After we got a hang of it, then 6 of us continued our trek to get onto the summit. The real hike started from here. For moment, when we were training the alpine hike 101, the weather was getting better. But after an hour of hiking, it was getting worse again. The snow storm started to hit us again, and also the fog was limiting our vision worse than before. We kept pushing our effort after another hour or so, but after we passed a few hills, it seems it would be a futile effort. We might get to the top, but it would be dangerous since the top was more like a single trail edge that we would be easily get pushed by the strong wind, plus we could miss-place our footstep that would lead into a disaster. So about 300 meter (vertical) away from the summit we decided to head back for safety reason. On the hike, I was the last person on the rope. So when we turned around, I became the first person on the rope. I could see that we started to lose the trail, the snow storm started to cover them up. I could only follow the walking poles and axes’ holes, those holes were deep enough to survive these mother nature snow layering art project. Seriously it was really beautiful up there. It just like Narnia in high-definition 3D glasses with cold winds as a bonus.

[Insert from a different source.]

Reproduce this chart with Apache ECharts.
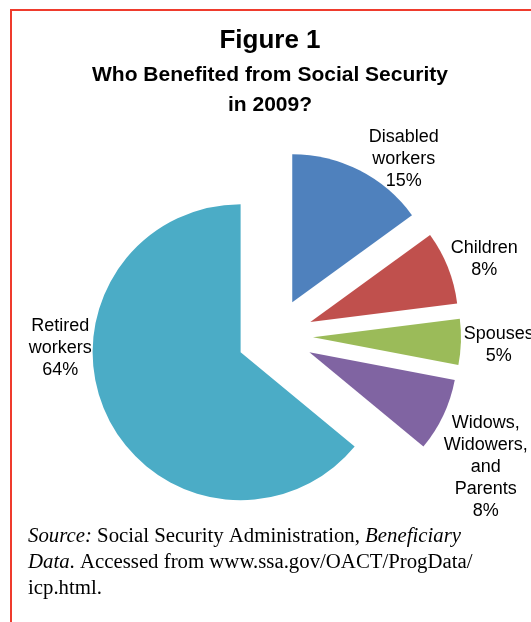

When we got into the rocky area, we took off our crampons. It was such a relief. I had not gotten use to with these crampons yet, it was really uncomfortable. I wished I knew where to go, I was itchy to run down this trail. It was pretty technical rocky downhill trail. Or maybe I could not call it trail, since it just a carpet of rocks. I had no idea how was the guide find the direction, other than a few paint marks and some interesting land mark. Then I saw the hut from far away, so I started to kicked my butt and did a small jogging down into the hut. It was a small treat for me that morning.

Run Monkey Run
We stopped for a few hours at the hut to take a quick rest, collect our gears that we left at the hut, and re group with the other hikers from our group. I was starving but I only ate a piece of cake at the hut, since I was thin on Euro. I had no chance to take out money or got into money changer. Then after refill my tailwind and water, change my socks and shoes into my running shoes, and also re-apply my trail toes balm on my foot, I was ready to do the final decent. At first I followed Raphael lead, then he told me I could go ahead if I wanted too, since the trail was pretty straight forward. And somehow, magically, my legs just started to move by themselves. I was running down the trail all the way down. I had to slow down plenty time since I did not want to injured myself, specially with a heavy back pack on my back.
Even though I did not get to the summit that day, my heart was content. And the most important, I came back alive in one piece.